Parmi ces astuces, M. Sabathé recommande notamment de poser des pierres sur les terrains pour empêcher les teufeurs de s’y installer. Outre ce petit guide, la préfecture de l’Aude a également annoncé qu’elle verbaliserait à la fois “organisateurs et participants”.
La réponse de l’association Freeform ne s’est pas fait attendre, s’indignant via un communiqué pour le moins éloquent des fourberies du préfet, dressant la liste de ses a priori aveugles et de ses mesures à la limite de la légalité. Et à l’association de conclure : “Quant à vous demander qui est le con, je ne vous en ferais pas l’affront, on m’a appris que c’était mal d’insulter les gens.”
Mini-docu très “irresponsable”, tourné au Teknival de Cambrai (2015).

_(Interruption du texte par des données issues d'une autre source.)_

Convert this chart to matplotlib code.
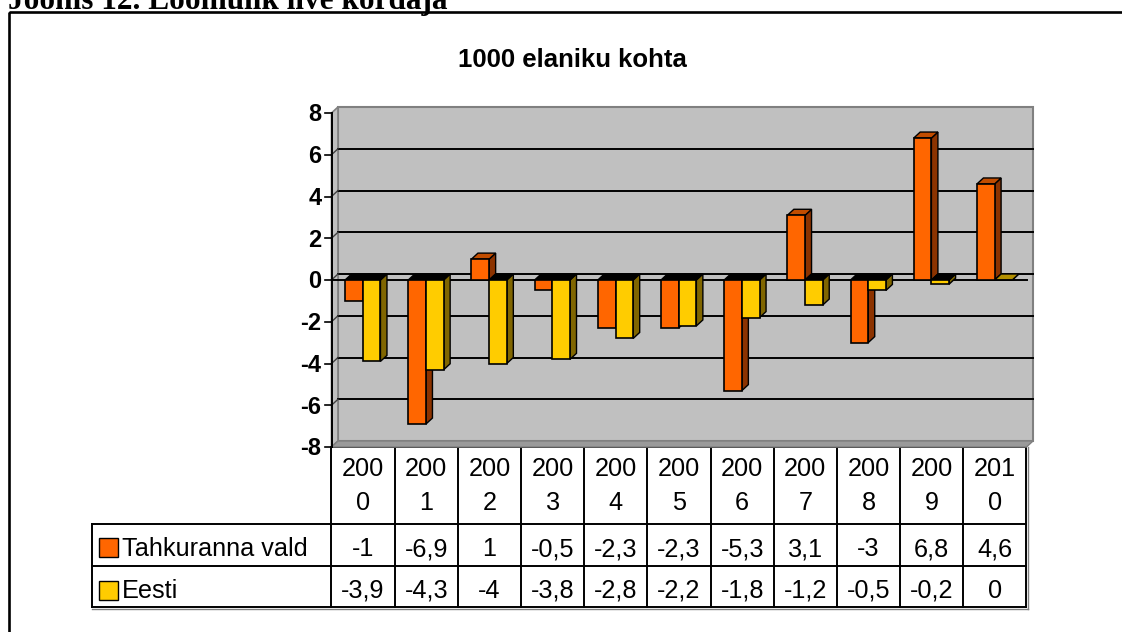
import matplotlib
matplotlib.use("Agg")
import matplotlib.pyplot as plt
from matplotlib.patches import Polygon, Rectangle

years = [2000, 2001, 2002, 2003, 2004, 2005, 2006, 2007, 2008, 2009, 2010]
tahkuranna = [-1, -6.9, 1, -0.5, -2.3, -2.3, -5.3, 3.1, -3, 6.8, 4.6]
eesti = [-3.9, -4.3, -4, -3.8, -2.8, -2.2, -1.8, -1.2, -0.5, -0.2, 0]
series_names = ["Tahkuranna vald", "Eesti"]
y_ticks = [-8, -6, -4, -2, 0, 2, 4, 6, 8]
title = "1000 elaniku kohta"
caption = "Joonis 12. Loomulik iive kordaja"

plt.rcParams['font.family'] = ['Liberation Sans', 'DejaVu Sans']

W, H = 1122, 632
fig = plt.figure(figsize=(W / 100, H / 100), dpi=100)

# overlay in pixel coords (y down) for frame, texts and the data table
ov = fig.add_axes([0, 0, 1, 1])
ov.set_xlim(0, W)
ov.set_ylim(H, 0)
ov.axis('off')

# front plot box, pixels
left, right, top, bottom = 331.5, 1026.5, 113, 447
ax = fig.add_axes([left / W, 1 - bottom / H, (right - left) / W, (bottom - top) / H])
ax.set_xlim(0, len(years))
ax.set_ylim(y_ticks[0], y_ticks[-1])
ax.axis('off')
ax.set_zorder(2)

col_px = (right - left) / len(years)
unit_px = (bottom - top) / (y_ticks[-1] - y_ticks[0])
dx = 6.5 / col_px
dy = 6 / unit_px
n = len(years)
ymin, ymax = y_ticks[0], y_ticks[-1]

# walls
ax.add_patch(Rectangle((dx, ymin + dy), n, ymax - ymin, fc='#c0c0c0', ec='#808080', lw=1.5, clip_on=False, zorder=1))
ax.add_patch(Polygon([(0, ymin), (dx, ymin + dy), (dx, ymax + dy), (0, ymax)],
                     fc='#c0c0c0', ec='#808080', lw=1.2, clip_on=False, zorder=1))
ax.add_patch(Polygon([(0, ymin), (n, ymin), (n + dx, ymin + dy), (dx, ymin + dy)],
                     fc='#9a9a9a', ec='#808080', lw=1.0, clip_on=False, zorder=1))

# gridlines on back wall + ticks
for t in y_ticks:
    if ymin < t < ymax:
        ax.plot([dx, n + dx], [t + dy, t + dy], color='black', lw=1.4, clip_on=False, zorder=2)
        ax.plot([0, dx], [t, t + dy], color='#404040', lw=1.0, clip_on=False, zorder=2)
    ax.plot([-7 / col_px, 0], [t, t], color='black', lw=1.2, clip_on=False, zorder=3)
    ax.text(-10 / col_px, t - 8.3 / unit_px, str(t), ha='right', va='baseline',
            fontsize=17, fontweight='bold', zorder=3)
ax.plot([0, 0], [ymin, ymax], color='black', lw=1.4, clip_on=False, zorder=3)
ax.plot([0, n], [0, 0], color='black', lw=1.4, clip_on=False, zorder=3)

# 3d-ish bars
bar_w = 0.28
styles = [
    (tahkuranna, 0.215, '#ff6600', '#8c3300', '#c24d00'),
    (eesti, 0.495, '#ffcc00', '#806600', '#b39000'),
]
for j in range(n):
    for vals, off, front, side, topc in styles:
        v = vals[j]
        x0 = j + off
        x1 = x0 + bar_w
        yt = max(v, 0)
        tc = topc if v >= 0 else 'black'
        ax.add_patch(Polygon([(x1, 0), (x1, v), (x1 + dx, v + dy), (x1 + dx, dy)],
                             fc=side, ec='black', lw=1.0, clip_on=False, zorder=4))
        ax.add_patch(Polygon([(x0, yt), (x1, yt), (x1 + dx, yt + dy), (x0 + dx, yt + dy)],
                             fc=tc, ec='black', lw=1.0, clip_on=False, zorder=4))
        ax.add_patch(Rectangle((x0, min(v, 0)), bar_w, abs(v), fc=front, ec='black',
                               lw=1.2, clip_on=False, zorder=4))

# title, caption (cut at the top edge like the page it was taken from), frame
ov.text(572, 67, title, ha='center', va='baseline', fontsize=18.5, fontweight='bold')
ov.text(8, 8.5, caption, ha='left', va='baseline', fontsize=22.5, fontweight='bold',
        family=['Liberation Serif', 'DejaVu Serif'])
ov.add_patch(Rectangle((9.5, 12), 1300, 800, fill=False, ec='black', lw=1.9))

# data table
leg_left = 92.5
row_tops = [447, 524, 566, 607]
tl = dict(color='black', lw=1.4)
ov.plot([left, right], [row_tops[0], row_tops[0]], **tl)
for yy in row_tops[1:]:
    ov.plot([leg_left, right], [yy, yy], **tl)
ov.plot([leg_left, leg_left], [row_tops[1], row_tops[3]], **tl)
for k in range(n + 1):
    xx = left + k * col_px
    ov.plot([xx, xx], [row_tops[0], row_tops[3]], **tl)
# light shadow on the right/bottom border
ov.plot([right + 1.5, right + 1.5], [row_tops[0], row_tops[3] + 1.5], color='#808080', lw=1.0)
ov.plot([leg_left, right + 1.5], [row_tops[3] + 1.5, row_tops[3] + 1.5], color='#808080', lw=1.0)

def fmt(v):
    return f"{v:g}".replace('.', ',')

for j, yr in enumerate(years):
    cx = left + (j + 0.5) * col_px
    s = str(yr)
    ov.text(cx, 476, s[:3], ha='center', va='baseline', fontsize=18.2)
    ov.text(cx, 510, s[3:], ha='center', va='baseline', fontsize=18.2)
    ov.text(cx, 556, fmt(tahkuranna[j]), ha='center', va='baseline', fontsize=18.2)
    ov.text(cx, 597.5, fmt(eesti[j]), ha='center', va='baseline', fontsize=18.2)

for name, color, ytop, base in [(series_names[0], '#ff6600', 538, 556.5),
                                (series_names[1], '#ffcc00', 581, 598.5)]:
    ov.add_patch(Rectangle((99, ytop), 19, 19, fc=color, ec='black', lw=1.0))
    ov.text(122, base, name, ha='left', va='baseline', fontsize=18.2)

fig.savefig("out.png", dpi=100)
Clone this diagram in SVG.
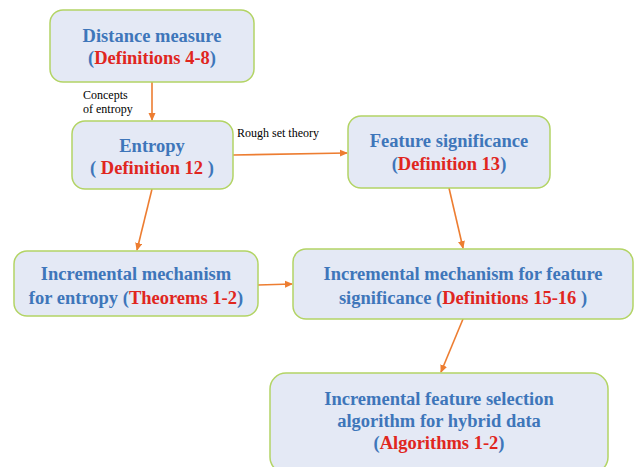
<svg xmlns="http://www.w3.org/2000/svg" width="635" height="467" viewBox="0 0 635 467">
<defs>
<marker id="ah" markerWidth="8" markerHeight="8" refX="7" refY="4" orient="auto" markerUnits="userSpaceOnUse">
<path d="M0,0.5 L8,4 L0,7.5 Z" fill="#ED7D31"/>
</marker>
<style>
.box{fill:#E4E9F5;stroke:#B3D465;stroke-width:1.5}
.t{font-family:"Liberation Serif","Times New Roman",serif;font-weight:bold;font-size:18.5px;fill:#3E76BA;text-anchor:middle}
.r{fill:#E0261E}
.lbl{font-family:"Liberation Serif","Times New Roman",serif;font-size:12px;fill:#000}
.c{stroke:#ED7D31;stroke-width:1.6;fill:none;marker-end:url(#ah)}
</style>
</defs>
<rect width="635" height="467" fill="#fff"/>
<g id="connectors">
<line class="c" x1="152" y1="82" x2="152" y2="120"/>
<line class="c" x1="233" y1="155" x2="347" y2="153"/>
<line class="c" x1="152" y1="189" x2="137" y2="250"/>
<line class="c" x1="449" y1="188" x2="463" y2="248"/>
<line class="c" x1="258" y1="285" x2="292" y2="284"/>
<line class="c" x1="463" y1="319" x2="441" y2="372"/>
<text class="lbl" x="83" y="99">Concepts</text>
<text class="lbl" x="83" y="113">of entropy</text>
<text class="lbl" x="237" y="137">Rough set theory</text>
</g>
<g id="n1">
<rect class="box" x="50" y="10" width="204" height="72" rx="13"/>
<text class="t" x="152" y="42">Distance measure</text>
<text class="t" x="152" y="64">(<tspan class="r">Definitions 4-8</tspan>)</text>
</g>
<g id="n2">
<rect class="box" x="72" y="121" width="161" height="68" rx="13"/>
<text class="t" x="152" y="152">Entropy</text>
<text class="t" x="152" y="174">( <tspan class="r">Definition 12</tspan> )</text>
</g>
<g id="n3">
<rect class="box" x="348" y="116" width="202" height="72" rx="13"/>
<text class="t" x="449" y="147">Feature significance</text>
<text class="t" x="449" y="170">(<tspan class="r">Definition 13</tspan>)</text>
</g>
<g id="n4">
<rect class="box" x="14" y="251" width="244" height="65" rx="13"/>
<text class="t" x="136" y="280">Incremental mechanism</text>
<text class="t" x="136" y="304">for entropy (<tspan class="r">Theorems 1-2</tspan>)</text>
</g>
<g id="n5">
<rect class="box" x="293" y="249" width="340" height="70" rx="13"/>
<text class="t" x="463" y="280">Incremental mechanism for feature</text>
<text class="t" x="463" y="304">significance (<tspan class="r">Definitions 15-16</tspan> )</text>
</g>
<g id="n6">
<rect class="box" x="270" y="373" width="338" height="100" rx="16"/>
<text class="t" x="439" y="405">Incremental feature selection</text>
<text class="t" x="439" y="427">algorithm for hybrid data</text>
<text class="t" x="439" y="449">(<tspan class="r">Algorithms 1-2</tspan>)</text>
</g>
</svg>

Ce matin, Freeform publiait un nouveau communiqué – plus officiel – rappelant la gravité de ces déclarations, et démentant Jean-Marc Sabathé qui déclarait mardi que la préfecture de l’Aude “accompagne les vrais organisateurs de rave-party”. “Aucune autorisation de rassemblement n’a été délivrée ces 15 dernières années dans le département”, selon le communiqué de Freeform.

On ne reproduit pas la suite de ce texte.